Bask in the light of laughter


Thanks to streaming services, my daughter and I discovered opportunities to laugh at a time when I didn’t think it would be possible. We watched TV series, stand-up comedy specials, movies  anything that looked like it might strike our funny bones. Sometimes we laughed so hard that we had to hit pause and go back and watch something again only to find ourselves once more dissolved in helpless giggles. Cancer treatment is like one hit in the face after another with a frying pan, and when reality was a very dark place it was lovely to have times when, just for a second, we could escape the gloom and bask in the light of laughter.

Understand, it’s not about you


No matter how much I wanted to be able to make it go away, to relieve the pain and rescue my child from the emotional whirlwind that went with her breast cancer diagnosis, I couldn’t. Nor could I say I understood because I have never had cancer, let alone at a time when my world of possibilities was beginning to open up. Sometimes my daughter would be so angry and occasionally it would feel as if I had a target on my back, and my front, and my sides. She needed somewhere to put the anger and since I was right in front of her much of the time it ended up on me. At those times I would take a deep breath and, inside my head, repeat the following mantra: “This is not about you.”  She just needed that safe place, like I had, to let it all out. If I couldn’t make it go away, at least I could be that place. It helped me immensely to know that I could.

Prepare everyone for re-entry

Supporting someone though cancer treatment is like living in an alien world. Your life is controlled by appointments and treatments and waiting for test results. You learn to be hypervigilant about the smallest signs of infection and adopt habits that ensure you’re not bringing danger into the environment. You learn to change bandages, measure the fluid in drains, and help with exercises to maintain movement. And then, active treatment ends. Everyone around you thinks it’s over, but then you go into orbit around Planet Cancer because cancer doesn’t have an end date. In the never-ending story of post-cancer life there are still test results to wait for. There is still fear that every itch, every ache, every foggy day means that it is back. There are still triggers that will drop you to your knees because now you have the space to feel all the feelings you couldn’t, or wouldn’t, allow yourself to feel when cancer was in your face.

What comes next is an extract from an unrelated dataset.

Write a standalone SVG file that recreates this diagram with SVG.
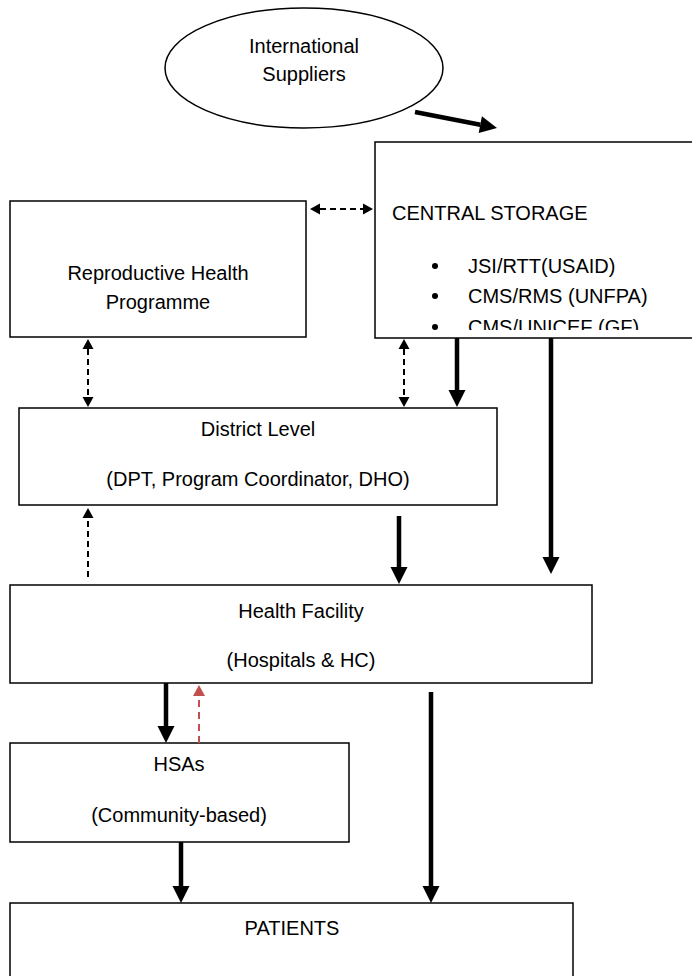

Cancer changes people, and it also changes the people who support them. It’s very important that your loved ones are made aware that you are not the same, that you are going to need time to work your way back to calm. The hypervigilance can show up in unexpected places, like being afraid in traffic. When someone complains about a small thing, you can flash to anger in a heartbeat wanting to tell them you wish that was all your child had to deal with. Your body has been on the edge of a precipice for a long, long time, and it will take a while to ease your way back. If your loved ones are prepared, they will also be able to repeat the mantra “This is not about you,” and offer compassion and love instead of anger and hurt in those times when your behavior confuses them as you recover.

Because that’s what you’re doing. You’re recovering.

My last piece of advice is to honor your recovery; to give yourself time to figure out how you are going to navigate through the memories and learn to let go. For some people that will mean meditation. For others that will mean faith. For a few it will mean throwing dishes at a brick wall. For me, it means continuing to do what I have done from the beginning: I write it down.